## Start DATASET CONTENT

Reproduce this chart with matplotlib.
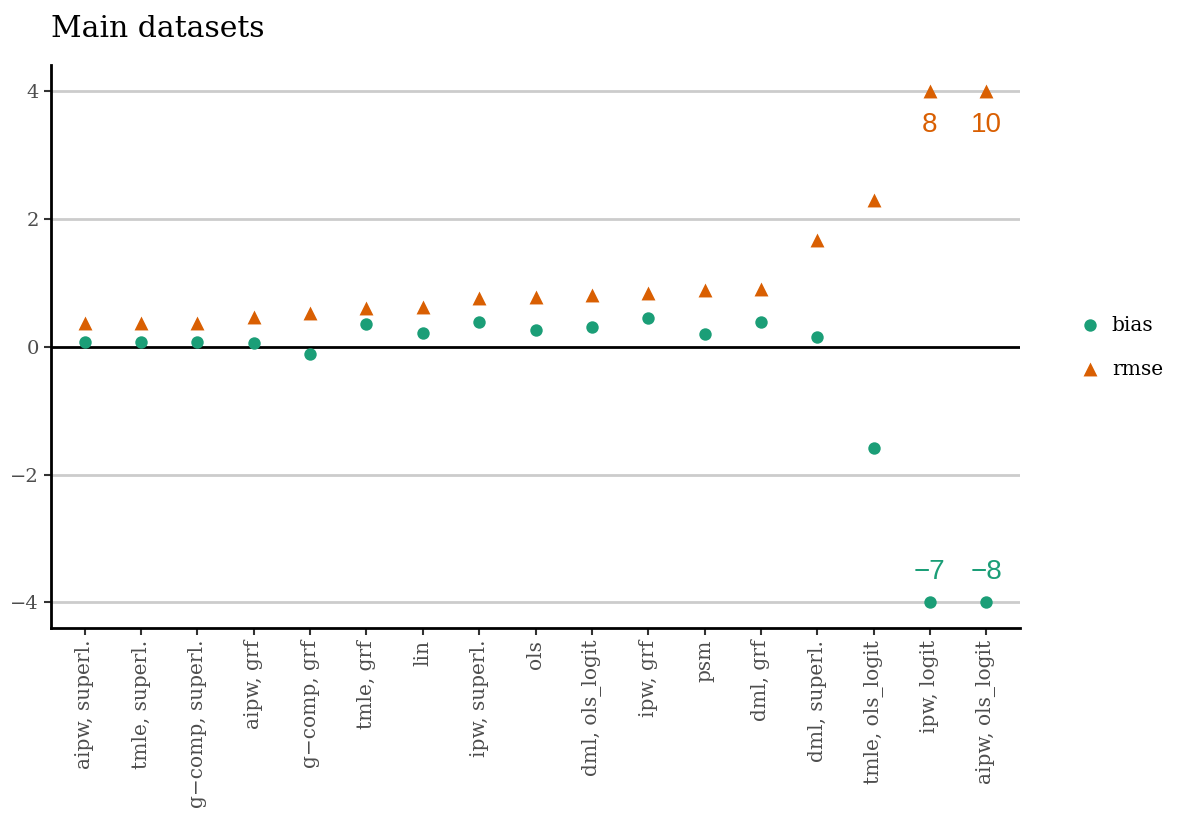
import matplotlib
matplotlib.use('Agg')
import matplotlib.pyplot as plt
import numpy as np

methods = ['aipw, superl.', 'tmle, superl.', 'g\u2212comp, superl.', 'aipw, grf',
           'g\u2212comp, grf', 'tmle, grf', 'lin', 'ipw, superl.', 'ols',
           'dml, ols_logit', 'ipw, grf', 'psm', 'dml, grf', 'dml, superl.',
           'tmle, ols_logit', 'ipw, logit', 'aipw, ols_logit']
bias = [0.08, 0.08, 0.08, 0.06, -0.11, 0.35, 0.21, 0.39, 0.26, 0.31, 0.44,
        0.20, 0.38, 0.15, -1.58, -7, -8]
rmse = [0.37, 0.37, 0.37, 0.47, 0.53, 0.61, 0.62, 0.76, 0.77, 0.81, 0.84,
        0.89, 0.90, 1.66, 2.29, 8, 10]

clip = 4
green = '#1b9e77'
orange = '#d95f02'
serif = 'DejaVu Serif'

plt.rcParams['font.family'] = serif

fig = plt.figure(figsize=(11.82, 8.15), dpi=100)
ax = fig.add_axes([0.0431, 0.2294, 0.8199, 0.6906])

x = np.arange(1, len(methods) + 1)
b = np.clip(bias, -clip, clip)
r = np.clip(rmse, -clip, clip)

for yv in [-4, -2, 2, 4]:
    ax.axhline(yv, color='#cccccc', lw=2, zorder=0)
ax.axhline(0, color='black', lw=2, zorder=1)

ax.scatter(x, b, s=80, marker='o', color=green, zorder=3, label='bias', linewidths=0)
ax.scatter(x, r, s=100, marker='^', color=orange, zorder=3, label='rmse', linewidths=0)

# labels for clipped values
for xi, v in zip(x, bias):
    if abs(v) > clip:
        ax.text(xi, -clip + 0.47, f'\u2212{abs(v)}' if v < 0 else str(v), color=green,
                ha='center', va='center', fontsize=20, family='Liberation Sans')
for xi, v in zip(x, rmse):
    if abs(v) > clip:
        ax.text(xi, clip - 0.53, str(v), color=orange,
                ha='center', va='center', fontsize=20, family='Liberation Sans')

ax.set_xlim(0.4, len(methods) + 0.6)
ax.set_ylim(-4.4, 4.4)
ax.set_xticks(x)
ax.set_xticklabels(methods, rotation=90, fontsize=14.5, color='#4d4d4d')
ax.set_yticks([-4, -2, 0, 2, 4])
ax.set_yticklabels(['\u22124', '\u22122', '0', '2', '4'], fontsize=14, color='#4d4d4d')
ax.tick_params(axis='both', length=5, width=1.5, color='#333333')

for side in ['top', 'right']:
    ax.spines[side].set_visible(False)
for side in ['left', 'bottom']:
    ax.spines[side].set_linewidth(2)
    ax.spines[side].set_color('black')

ax.set_title('Main datasets', loc='left', fontsize=21.5, pad=20, x=0.0)

leg = fig.legend(loc='center left', bbox_to_anchor=(0.898, 0.574), frameon=False,
                 fontsize=14.5, handletextpad=0.6, labelspacing=1.25, handlelength=1.0)

fig.savefig('out.png', dpi=100, facecolor='white')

## End DATASET CONTENT

* _WHAT THE TASK ASKS_
Write out each line of the listing above, exactly, from its first line to the line holding "ax = fig.add_axes([0.0431, 0.2294, 0.8199, 0.6906])", inclusive. Skip the pictures.

* _FINISHED EXERCISE_
Reproduce this chart with matplotlib.
import matplotlib
matplotlib.use('Agg')
import matplotlib.pyplot as plt
import numpy as np

methods = ['aipw, superl.', 'tmle, superl.', 'g\u2212comp, superl.', 'aipw, grf',
           'g\u2212comp, grf', 'tmle, grf', 'lin', 'ipw, superl.', 'ols',
           'dml, ols_logit', 'ipw, grf', 'psm', 'dml, grf', 'dml, superl.',
           'tmle, ols_logit', 'ipw, logit', 'aipw, ols_logit']
bias = [0.08, 0.08, 0.08, 0.06, -0.11, 0.35, 0.21, 0.39, 0.26, 0.31, 0.44,
        0.20, 0.38, 0.15, -1.58, -7, -8]
rmse = [0.37, 0.37, 0.37, 0.47, 0.53, 0.61, 0.62, 0.76, 0.77, 0.81, 0.84,
        0.89, 0.90, 1.66, 2.29, 8, 10]

clip = 4
green = '#1b9e77'
orange = '#d95f02'
serif = 'DejaVu Serif'

plt.rcParams['font.family'] = serif

fig = plt.figure(figsize=(11.82, 8.15), dpi=100)
ax = fig.add_axes([0.0431, 0.2294, 0.8199, 0.6906])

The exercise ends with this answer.